Welcome to the Editorial of IPC junior-1 (2025–26).
A. Choco-Coco
Author:Aditya_Dave, 202401457, billu_1903
Problem Tags
Math, Implementation
Solution
We are given an array of size n with total sum S.
If S is divisible by n, the array is already balanced and the answer is "YES".
Otherwise, we can try deleting one element a[i]. After deletion, the new sum becomes S − a[i] and the size becomes n − 1.
To be balanced, (S − a[i]) must be divisible by (n − 1), which means a[i] % (n − 1) == S % (n − 1).

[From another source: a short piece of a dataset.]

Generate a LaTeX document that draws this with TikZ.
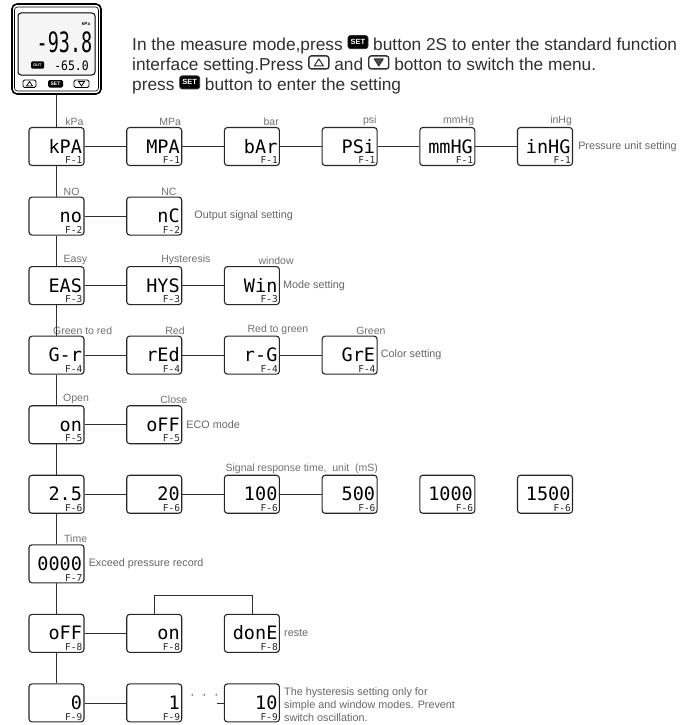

We just need to check if such an element exists.
Code
#include <bits/stdc++.h>
using namespace std;
int main() {
ios::sync_with_stdio(false);
cin.tie(nullptr);
int t; cin >> t;
while (t--) {
int n; cin >> n;
vector<int> a(n);
long long sum = 0;
for (int &x : a) cin >> x, sum += x;
if (sum % n == 0) {
cout << "YES\n";
continue;
}
long long rem = sum % (n - 1);
bool ok = false;
for (int x : a)
if (x % (n - 1) == rem)
ok = true;
cout << (ok ? "YES\n" : "NO\n");
}
}